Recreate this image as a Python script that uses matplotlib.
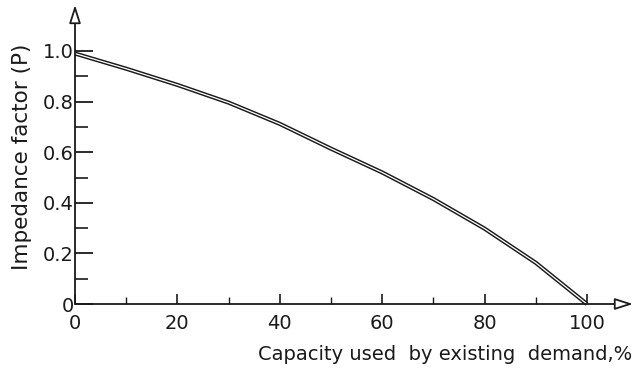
import matplotlib
matplotlib.use("Agg")
import matplotlib.pyplot as plt
import numpy as np

# values
capacity = [0, 10, 20, 30, 40, 50, 60, 70, 80, 90, 100]
impedance = [0.99, 0.93, 0.866, 0.796, 0.712, 0.614, 0.52, 0.415, 0.298, 0.163, 0.0]

x_ticks = [0, 20, 40, 60, 80, 100]
x_labels = ["0", "20", "40", "60", "80", "100"]
y_ticks = [0, 0.2, 0.4, 0.6, 0.8, 1.0]
y_labels = ["0", "0.2", "0.4", "0.6", "0.8", "1.0"]

plt.rcParams["font.family"] = ["DejaVu Sans"]
ink = "#1a1a1a"

fig = plt.figure(figsize=(6.37, 3.75), dpi=100)
ax = fig.add_axes([75 / 637, 71 / 375, 558 / 637, 299 / 375])
ax.set_xlim(0, 109)
ax.set_ylim(0, 299 / 253)

for s in ax.spines.values():
    s.set_visible(False)

# axes drawn as arrows with hollow heads
arrow = dict(arrowstyle="-|>,head_length=1.1,head_width=0.35", fc="white",
             ec=ink, lw=1.3, shrinkA=0, shrinkB=0)
ax.annotate("", xy=(109, 0), xytext=(0, 0), arrowprops=arrow, annotation_clip=False)
ax.annotate("", xy=(0, 299 / 253), xytext=(0, 0), arrowprops=arrow, annotation_clip=False)

# double-stroke curve like the pen drawing
ax.plot(capacity, impedance, color=ink, lw=3.0, solid_capstyle="butt",
        solid_joinstyle="round", clip_on=False)
ax.plot(capacity, impedance, color="white", lw=0.9, solid_capstyle="butt",
        solid_joinstyle="round", clip_on=False)

ax.set_xticks(x_ticks)
ax.set_xticklabels(x_labels)
ax.set_xticks([10, 30, 50, 70, 90], minor=True)
ax.set_yticks(y_ticks)
ax.set_yticklabels(y_labels)
ax.set_yticks([0.1, 0.3, 0.5, 0.7, 0.9], minor=True)

ax.tick_params(axis="x", which="major", direction="in", length=7, width=1.2,
               color=ink, labelsize=14, pad=7, labelcolor=ink)
ax.tick_params(axis="x", which="minor", direction="in", length=5, width=1.0, color=ink)
ax.tick_params(axis="y", which="major", direction="in", length=13, width=1.3,
               color=ink, labelsize=14, pad=1, labelcolor=ink)
ax.tick_params(axis="y", which="minor", direction="in", length=9, width=1.2, color=ink)

fig.text(632 / 637, 1 - 355 / 375, "Capacity used  by existing  demand,%",
         ha="right", va="center", fontsize=14, color=ink)
fig.text(22 / 637, 1 - 157 / 375, "Impedance factor (P)", rotation=90,
         ha="center", va="center", fontsize=15.5, color=ink)

fig.savefig("out.png", dpi=100)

- [OBJECTIVE]: Copy all lines of the listing above that contain the string "matplotlib".

- [COMPLETED EXERCISE]:
Recreate this image as a Python script that uses matplotlib.
import matplotlib
matplotlib.use("Agg")
import matplotlib.pyplot as plt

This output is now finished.